Mas não se deixe enganar: o fato de este corpos serem altamente desejáveis não quer dizer que tenham acesso pleno ao sexo; tampouco que a qualidade desse sexo é satisfatória. "As mulheres negras, por exemplo, podem ser altamente fodíveis, mas, quando o assunto é afeto, são negligenciadas. Ter muito sexo é diferente de poder gozar e, de fato, ter uma conexão com o outro", pensa Paola Lins.

Em seus perfis em aplicativos de relacionamentos, a criadora de conteúdo Bruna Gago percebe que é minimamente correspondida. Em aplicativos de sexo, o marasmo é trocado por uma avalanche de comentários que fetichizam seu corpo.

Mulher trans, pansexual e com deficiências invisíveis múltiplas – autismo, gagueira, ansiedade e Transtorno do Processamento Sensorial (TPS) –, ela percebe que a performance sexual, sobretudo de homens cisgênero, é mecânica, quando não é violenta e dominadora. “Somos lidas como prostitutas, objetos sexuais de satisfação majoritariamente para o homem cis. Por isso, acham que podem fazer o que quiserem comigo.”

Transformação do desejo

Ao falar de fodabilidade, filósofa quer que as pessoas sejam mais imaginativas e possam romper as barreiras que cercam seus desejos — Foto: João Brito
Ao falar de fodabilidade, filósofa quer que as pessoas sejam mais imaginativas e possam romper as barreiras que cercam seus desejos — Foto: João Brito

Voltemos à Amia Srinivasan. Quando O direito ao sexo foi publicado, a filósofa feminista frisou que “todos têm o direito de querer o que quiserem", mesmo que "as preferências sexuais nunca sejam apenas pessoais”. No entanto, houve quem entendeu o texto como uma forma de moralização do desejo ou de ditar novas regras sobre por quem devemos sentir tesão. Ela só não frisa que um direito ao sexo não existe – afinal, ninguém é obrigado a transar com ninguém, nem quer “uma foda por compaixão, certamente não de um racista ou transfóbico” –, mas espera tecer caminhos para que possamos compreender quais são os ruídos simbólicos que, por vezes, nos afastam de novas possibilidades do desejo.

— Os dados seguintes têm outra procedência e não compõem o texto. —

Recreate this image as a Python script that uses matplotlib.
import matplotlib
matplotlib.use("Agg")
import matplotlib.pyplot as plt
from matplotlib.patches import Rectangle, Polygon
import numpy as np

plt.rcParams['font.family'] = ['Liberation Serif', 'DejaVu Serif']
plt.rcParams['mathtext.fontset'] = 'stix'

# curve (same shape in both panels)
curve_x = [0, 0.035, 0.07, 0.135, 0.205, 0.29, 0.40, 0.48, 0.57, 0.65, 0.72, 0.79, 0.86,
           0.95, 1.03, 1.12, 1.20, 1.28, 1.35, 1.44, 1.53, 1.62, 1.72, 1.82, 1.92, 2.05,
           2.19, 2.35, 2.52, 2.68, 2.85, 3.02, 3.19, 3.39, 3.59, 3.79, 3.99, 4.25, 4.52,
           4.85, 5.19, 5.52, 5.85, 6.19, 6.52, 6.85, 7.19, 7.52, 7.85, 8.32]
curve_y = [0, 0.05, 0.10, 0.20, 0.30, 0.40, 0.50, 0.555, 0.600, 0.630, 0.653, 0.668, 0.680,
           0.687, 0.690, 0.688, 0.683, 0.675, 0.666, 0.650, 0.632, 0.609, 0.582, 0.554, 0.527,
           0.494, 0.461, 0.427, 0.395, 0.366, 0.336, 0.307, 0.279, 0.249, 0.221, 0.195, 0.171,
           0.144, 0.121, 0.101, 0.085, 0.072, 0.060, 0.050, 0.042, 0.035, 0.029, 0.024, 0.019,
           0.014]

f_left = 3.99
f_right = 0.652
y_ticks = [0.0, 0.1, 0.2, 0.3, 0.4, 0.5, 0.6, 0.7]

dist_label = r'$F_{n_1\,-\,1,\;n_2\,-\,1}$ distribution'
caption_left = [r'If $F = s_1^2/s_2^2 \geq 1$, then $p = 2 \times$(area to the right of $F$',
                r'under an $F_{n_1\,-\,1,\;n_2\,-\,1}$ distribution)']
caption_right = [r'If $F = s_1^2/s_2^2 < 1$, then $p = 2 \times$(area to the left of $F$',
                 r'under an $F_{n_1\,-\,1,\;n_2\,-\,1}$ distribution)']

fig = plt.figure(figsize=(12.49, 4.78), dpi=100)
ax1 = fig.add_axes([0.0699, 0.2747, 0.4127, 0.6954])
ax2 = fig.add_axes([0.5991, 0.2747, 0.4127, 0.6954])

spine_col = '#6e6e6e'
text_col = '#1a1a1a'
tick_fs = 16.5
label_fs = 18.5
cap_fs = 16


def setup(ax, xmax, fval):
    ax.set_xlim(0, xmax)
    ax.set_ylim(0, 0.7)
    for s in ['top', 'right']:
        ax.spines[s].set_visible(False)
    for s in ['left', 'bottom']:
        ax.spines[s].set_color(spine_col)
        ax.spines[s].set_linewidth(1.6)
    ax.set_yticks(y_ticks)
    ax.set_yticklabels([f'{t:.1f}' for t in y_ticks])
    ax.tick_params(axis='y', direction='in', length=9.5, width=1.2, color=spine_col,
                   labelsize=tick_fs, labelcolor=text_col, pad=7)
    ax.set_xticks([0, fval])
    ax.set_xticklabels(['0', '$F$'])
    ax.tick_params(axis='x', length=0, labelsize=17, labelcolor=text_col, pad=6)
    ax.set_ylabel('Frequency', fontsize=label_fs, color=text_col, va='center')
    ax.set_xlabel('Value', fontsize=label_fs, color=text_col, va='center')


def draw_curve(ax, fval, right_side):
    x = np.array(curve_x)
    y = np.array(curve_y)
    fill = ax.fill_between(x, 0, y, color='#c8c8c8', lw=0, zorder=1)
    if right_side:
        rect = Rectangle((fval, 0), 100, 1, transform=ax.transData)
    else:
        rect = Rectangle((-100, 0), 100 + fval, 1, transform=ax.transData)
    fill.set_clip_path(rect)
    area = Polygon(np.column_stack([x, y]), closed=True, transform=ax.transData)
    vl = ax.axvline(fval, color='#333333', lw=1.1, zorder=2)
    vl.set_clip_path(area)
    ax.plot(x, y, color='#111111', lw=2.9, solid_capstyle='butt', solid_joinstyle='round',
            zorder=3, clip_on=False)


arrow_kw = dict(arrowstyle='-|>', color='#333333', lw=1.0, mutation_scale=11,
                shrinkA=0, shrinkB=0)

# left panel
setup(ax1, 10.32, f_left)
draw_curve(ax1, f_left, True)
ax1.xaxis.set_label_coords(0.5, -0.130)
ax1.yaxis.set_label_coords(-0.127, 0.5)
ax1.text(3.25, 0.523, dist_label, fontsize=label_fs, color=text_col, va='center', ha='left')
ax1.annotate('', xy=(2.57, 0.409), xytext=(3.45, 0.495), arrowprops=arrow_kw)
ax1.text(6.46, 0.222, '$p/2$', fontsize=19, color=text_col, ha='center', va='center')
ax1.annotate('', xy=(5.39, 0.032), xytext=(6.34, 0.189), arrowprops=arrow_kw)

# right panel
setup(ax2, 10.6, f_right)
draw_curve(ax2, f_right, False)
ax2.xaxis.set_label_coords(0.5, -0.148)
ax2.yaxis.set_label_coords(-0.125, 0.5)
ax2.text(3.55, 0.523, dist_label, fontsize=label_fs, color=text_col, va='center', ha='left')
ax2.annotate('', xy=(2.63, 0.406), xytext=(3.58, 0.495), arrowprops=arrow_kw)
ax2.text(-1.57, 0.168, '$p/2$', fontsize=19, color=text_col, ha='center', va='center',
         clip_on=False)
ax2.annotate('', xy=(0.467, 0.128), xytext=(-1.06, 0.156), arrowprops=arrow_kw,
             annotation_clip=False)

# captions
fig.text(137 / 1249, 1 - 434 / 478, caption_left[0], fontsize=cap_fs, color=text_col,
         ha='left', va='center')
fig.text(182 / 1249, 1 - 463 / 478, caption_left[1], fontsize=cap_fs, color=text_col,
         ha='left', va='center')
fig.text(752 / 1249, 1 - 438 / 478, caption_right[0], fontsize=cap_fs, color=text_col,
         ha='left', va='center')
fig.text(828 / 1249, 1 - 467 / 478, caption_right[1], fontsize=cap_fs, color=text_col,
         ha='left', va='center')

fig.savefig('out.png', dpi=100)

“Não estou tentando sugerir um projeto em que cada indivíduo pense se seus desejos estão de acordo com seus compromissos políticos”, afirmou Srinivasan em 2021, em entrevista a The Paris Review. “O que proponho é algo que as pessoas queer vêm propondo há muito tempo, que é pensar de forma mais imaginativa sobre quais podem realmente ser seus desejos.”

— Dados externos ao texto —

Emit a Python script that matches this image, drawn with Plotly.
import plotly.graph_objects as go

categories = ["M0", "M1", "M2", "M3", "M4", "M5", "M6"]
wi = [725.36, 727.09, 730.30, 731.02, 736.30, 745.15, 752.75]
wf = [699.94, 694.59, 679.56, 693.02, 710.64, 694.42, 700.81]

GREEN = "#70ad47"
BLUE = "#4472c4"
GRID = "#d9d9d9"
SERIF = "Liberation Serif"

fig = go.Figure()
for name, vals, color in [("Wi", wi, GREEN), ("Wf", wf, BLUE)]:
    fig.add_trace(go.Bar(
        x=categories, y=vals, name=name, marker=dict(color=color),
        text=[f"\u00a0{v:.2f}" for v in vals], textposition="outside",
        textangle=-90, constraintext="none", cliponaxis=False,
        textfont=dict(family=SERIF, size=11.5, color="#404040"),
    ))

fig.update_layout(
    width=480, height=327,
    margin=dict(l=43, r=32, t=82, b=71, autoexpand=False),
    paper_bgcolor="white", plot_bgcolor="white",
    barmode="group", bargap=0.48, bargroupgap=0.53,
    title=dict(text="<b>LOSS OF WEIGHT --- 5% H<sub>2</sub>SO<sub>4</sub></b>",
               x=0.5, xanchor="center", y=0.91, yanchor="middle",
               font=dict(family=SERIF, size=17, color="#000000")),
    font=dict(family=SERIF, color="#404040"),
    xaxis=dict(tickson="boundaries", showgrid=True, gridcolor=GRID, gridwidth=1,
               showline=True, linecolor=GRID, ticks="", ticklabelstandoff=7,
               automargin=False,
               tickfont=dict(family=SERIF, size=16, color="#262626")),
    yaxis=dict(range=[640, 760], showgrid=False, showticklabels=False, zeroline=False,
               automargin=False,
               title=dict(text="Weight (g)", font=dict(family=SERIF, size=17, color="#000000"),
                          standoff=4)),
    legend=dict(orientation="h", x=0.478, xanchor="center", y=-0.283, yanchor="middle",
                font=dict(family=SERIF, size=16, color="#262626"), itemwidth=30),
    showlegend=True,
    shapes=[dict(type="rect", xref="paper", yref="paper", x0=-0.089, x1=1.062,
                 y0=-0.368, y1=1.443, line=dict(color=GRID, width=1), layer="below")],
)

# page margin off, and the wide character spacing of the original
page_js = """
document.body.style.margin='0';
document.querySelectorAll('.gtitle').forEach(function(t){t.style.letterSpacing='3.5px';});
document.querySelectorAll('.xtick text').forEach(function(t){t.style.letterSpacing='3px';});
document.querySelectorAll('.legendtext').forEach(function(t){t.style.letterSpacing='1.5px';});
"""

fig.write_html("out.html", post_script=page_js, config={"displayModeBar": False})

De fato, essa proposta não só é necessária como não nasceu hoje. Entre as décadas de 1960 e 1970, feministas norte-americanas da segunda onda olhavam para o desejo sexual como uma das questões chaves para a emancipação das mulheres; enquanto buscavam maneiras outras de se relacionarem sexual e afetivamente dentro de um sistema patriarcal, calcado na dominação dos homens sobre mulheres submissas.

Houve uma continuidade destas indagações nos anos 1980, com uma participação mais ativa do movimento queer. Foi nesta década que a antropóloga feminista Gayle Rubin – aliás, a primeira pensadora a usar o termo “gênero” como fazemos hoje – publicou Pensando em sexo, um de seus mais cultuados ensaios. Três décadas antes de Srinivasan falar em fodabilidade, Rubin buscava caminhos para a criação de uma teoria radical do sexo: uma capaz de refletir a vida erótica de maneira politizada e de identificar e denunciar injustiças e opressões sexuais.

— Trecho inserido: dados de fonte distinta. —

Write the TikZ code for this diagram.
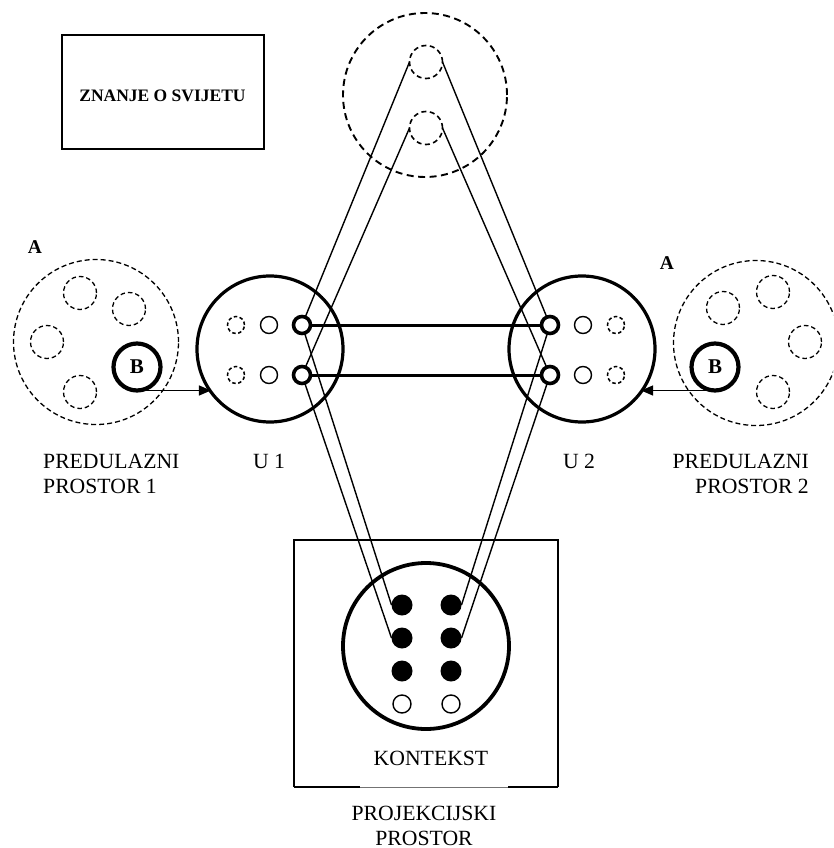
\documentclass[tikz,border=0pt]{standalone}
\usepackage{fontspec}
\setmainfont{Liberation Serif}
\usetikzlibrary{arrows.meta}
\begin{document}
\begin{tikzpicture}[x=1pt,y=-1pt,
  link/.style={line width=1.4pt},
  bond/.style={line width=3pt},
  feed/.style={line width=1.3pt,-{Triangle[length=12pt,width=10pt]}},
  ucirc/.style={circle,draw,line width=3.2pt,minimum size=146pt,inner sep=0pt,outer sep=0pt},
  kcirc/.style={circle,draw,line width=3.8pt,minimum size=166pt,inner sep=0pt,outer sep=0pt},
  ring/.style={circle,draw,line width=3.6pt,minimum size=17pt,inner sep=0pt,outer sep=0pt},
  hollow/.style={circle,draw,line width=1.4pt,minimum size=17pt,inner sep=0pt,outer sep=0pt},
  ghost/.style={circle,draw,line width=1.5pt,dash pattern=on 3.5pt off 2.5pt,minimum size=17pt,inner sep=0pt,outer sep=0pt},
  dotk/.style={circle,fill=black,minimum size=21pt,inner sep=0pt,outer sep=0pt},
  space/.style={circle,draw,line width=1.3pt,dash pattern=on 5pt off 3pt,minimum size=165pt,inner sep=0pt,outer sep=0pt},
  spot/.style={circle,draw,line width=1.3pt,dash pattern=on 4.5pt off 3pt,minimum size=33pt,inner sep=0pt,outer sep=0pt},
  world/.style={circle,draw,line width=1.9pt,dash pattern=on 7pt off 4.5pt,minimum size=164pt,inner sep=0pt,outer sep=0pt},
  wspot/.style={circle,draw,line width=1.6pt,dash pattern=on 5pt off 3.5pt,minimum size=33pt,inner sep=0pt,outer sep=0pt},
  bcirc/.style={circle,draw,line width=4.2pt,minimum size=47pt,inner sep=0pt,outer sep=0pt,font=\fontsize{21}{23}\selectfont\bfseries},
  lbl/.style={inner sep=0pt,font=\fontsize{21.7}{25}\selectfont},
  blbl/.style={inner sep=0pt,font=\fontsize{19.5}{21}\selectfont\bfseries},
  frame/.style={line width=1.4pt}
]
\useasboundingbox (0,0) rectangle (833,848);
\clip (0,0) rectangle (833,848);

% knowledge-of-the-world box
\node[draw,frame,minimum width=202pt,minimum height=114pt,inner sep=0pt] (znanje) at (163,92) {};
\node[inner sep=0pt,font=\fontsize{17.5}{20}\selectfont\bfseries,anchor=base] (znanjet) at (162.5,102) {ZNANJE O SVIJETU};

% generic space at the top
\node[world] (gen) at (425,95) {};
\node[wspot] (g1) at (426,62) {};
\node[wspot] (g2) at (426,128) {};

% input space 1
\node[space] (s1) at (96,342) {};
\node[spot] (s1a) at (80,293) {};
\node[spot] (s1b) at (129,309) {};
\node[spot] (s1c) at (47,342) {};
\node[spot] (s1d) at (80,392) {};
\node[bcirc] (b1) at (137,367) {B};
\node[blbl,anchor=base] (a1) at (35,253) {A};

% input space 2
\node[space] (s2) at (756,343) {};
\node[spot] (s2a) at (773,292) {};
\node[spot] (s2b) at (723,308) {};
\node[spot] (s2c) at (805,342) {};
\node[spot] (s2d) at (773,392) {};
\node[bcirc] (b2) at (715,367) {B};
\node[blbl,anchor=base] (a2) at (667,269) {A};

% U 1
\node[ucirc] (u1) at (270,349) {};
\node[ghost] (u1g1) at (236,325) {};
\node[ghost] (u1g2) at (236,375) {};
\node[hollow] (u1h1) at (269,325) {};
\node[hollow] (u1h2) at (269,375) {};
\node[ring] (u1r1) at (302,325) {};
\node[ring] (u1r2) at (302,375) {};

% U 2
\node[ucirc] (u2) at (582,349) {};
\node[ring] (u2r1) at (550,325) {};
\node[ring] (u2r2) at (550,375) {};
\node[hollow] (u2h1) at (583,325) {};
\node[hollow] (u2h2) at (583,375) {};
\node[ghost] (u2g1) at (616,325) {};
\node[ghost] (u2g2) at (616,375) {};

% projection space with context
\node[minimum width=264pt,minimum height=247pt,inner sep=0pt,outer sep=0pt] (proj) at (426,663.5) {};
\draw[frame] (proj.south west) -- (proj.north west) -- (proj.north east) -- (proj.south east);
\coordinate (pb1) at (360,787);
\coordinate (pb2) at (508,787);
\draw[frame] (proj.south west) -- (pb1);
\draw[frame] (pb2) -- (proj.south east);
\draw[line width=1pt,black!55] (pb1) -- (pb2);

\node[kcirc] (kon) at (426,646) {};
\node[dotk] (k1) at (402,605) {};
\node[dotk] (k2) at (402,638) {};
\node[dotk] (k3) at (402,671) {};
\node[hollow,minimum size=18pt] (k4) at (402,704) {};
\node[dotk] (k5) at (451,605) {};
\node[dotk] (k6) at (451,638) {};
\node[dotk] (k7) at (451,671) {};
\node[hollow,minimum size=18pt] (k8) at (451,704) {};

% connectors
\draw[link] (g1.west) -- (u1r1);
\draw[link] (g2.west) -- (u1r2);
\draw[link] (g1.east) -- (u2r1);
\draw[link] (g2.east) -- (u2r2);
\draw[bond] (u1r1) -- (u2r1);
\draw[bond] (u1r2) -- (u2r2);
\draw[link] (u1r1) -- (k1.west);
\draw[link] (u1r2) -- (k2.west);
\draw[link] (u2r1) -- (k5.east);
\draw[link] (u2r2) -- (k6.east);
\draw[feed] (b1.south) -- (b1.south -| u1.216);
\draw[feed] (b2.south) -- (b2.south -| u2.-36);

% labels
\node[lbl,anchor=base west] (p1a) at (43,468) {PREDULAZNI};
\node[lbl,anchor=base west] (p1b) at (43,493) {PROSTOR 1};
\node[lbl,anchor=base] (u1t) at (269,468) {U 1};
\node[lbl,anchor=base] (u2t) at (579,468) {U 2};
\node[lbl,anchor=base east] (p2a) at (809,468) {PREDULAZNI};
\node[lbl,anchor=base east] (p2b) at (809,493) {PROSTOR 2};
\node[lbl,anchor=base] (kt) at (431,765) {KONTEKST};
\node[lbl,anchor=base] (pja) at (424,820) {PROJEKCIJSKI};
\node[lbl,anchor=base] (pjb) at (424,845) {PROSTOR};
\end{tikzpicture}
\end{document}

O que condiciona o nosso desejo, portanto, vai além do mero mecanismo (“aparentemente inofensivo”, como diz Srinivasan) da preferência sexual, e pode, sim, internalizar e reproduzir uma série de violências – inclusive para quem está no topo dessa pirâmide. "As mulheres loiras, magras e peitudas também são desumanizadas e objetificadas; mesmo que tenham vantagens e privilégios", lembra Paola Lins.

Mas, em meio a tantas perguntas difíceis de serem respondidas e de tanto remexer no que imaginávamos ser incondicionado, a filósofa traz uma boa notícia: nossas preferências sexuais “podem mudar e, de fato, mudam”. Não só isso, mas devem mudar. O filósofo Paul B. Preciado equipara a sexualidade como a sala de edição de um filme cinematográfico. Para ele, é preciso redefinir quem tem acesso à sala de montagem. Ou seja, novas pessoas capazes de imaginar novas configurações e ficções para a sexualidade. Mais do que uma nova consciência e conhecimentos, Preciado acredita que o feminismo queer deve levar a uma “modificação do desejo”. “É necessário aprender a desejar liberdade sexual.”

Uma grande chave para esta redefinição pode estar nos esforços coletivos de movimentos sociais. Srinivasan cita como exemplo organizações do movimento negro e gordoativista, que promovem slogans como “negro é lindo” e “gordo é lindo”. “Nem digo que esses slogans sejam empoderamento”, diz Erika Matheus, “mas sim a restituição histórica do nosso autocuidado, autovalor e autoafeto. São caminhos para a construção de novos afetos e desejos.”

Essa revolução do desejo está no aqui e no agora. Aos 34 anos, Lins se descobriu uma mulher bissexual – então, viveu na pele essa transfiguração do que é o desejo sexual e quem é esse outro. Longe de moralização, ela vê as indagações com muita esperança, assim como Srinivasan. “A partir do momento que aprendemos novas formas de erotizar, teremos uma redistribuição dos afetos e dos desejos”, pensa. “Acho que isso já está acontecendo.”

* Os nomes foram trocados a pedido das entrevistadas.